The Spot to Futures Volume metric looks at the ratio of spot volume against futures volume for a particular cryptocurrency.

Spot price refers to the current quote for the immediate purchase of the cryptocurrency and forms the basis for all derivatives markets. Strong spot volume equates to healthy accumulation, leading to sustainable price growth.

Retail buyers typically use spot markets, whereas institutions and experienced, well-financed traders tend to trade derivatives.

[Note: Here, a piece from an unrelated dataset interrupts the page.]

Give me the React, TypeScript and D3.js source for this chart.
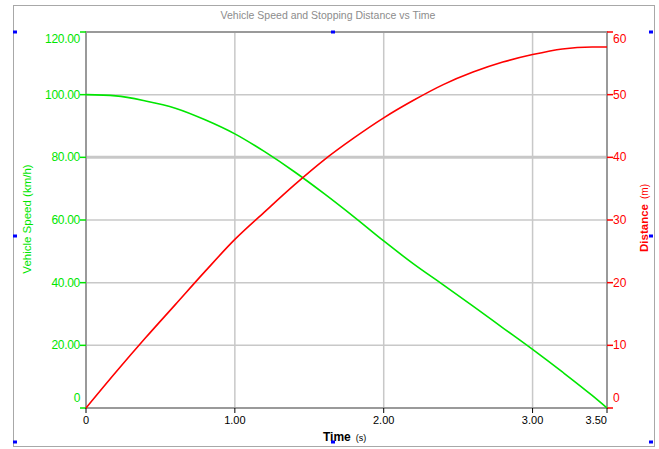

Bitcoin vs. Ethereum Spot to Futures Volume

Per the chart below, the Bitcoin SFV has oscillated relatively uniformly between 0.2 and 0.4 since January 2020. However, the SFV broke out of this range last summer, climbing higher to peak at just under 0.7 this week.

In other words, Bitcoin spot volume is rising in proportion to futures volume, suggesting retail traders are piling in at a rate greater than derivatives traders.

Bitcoin Spot to Futures Volume
Source: theblock.co

In contrast, the Ethereum SFV print shows a more haphazard pattern. Unlike the previous example, the ratio of the spot to futures volume has been recording lower lows since May 2022, with the latest low coming in at 0.15.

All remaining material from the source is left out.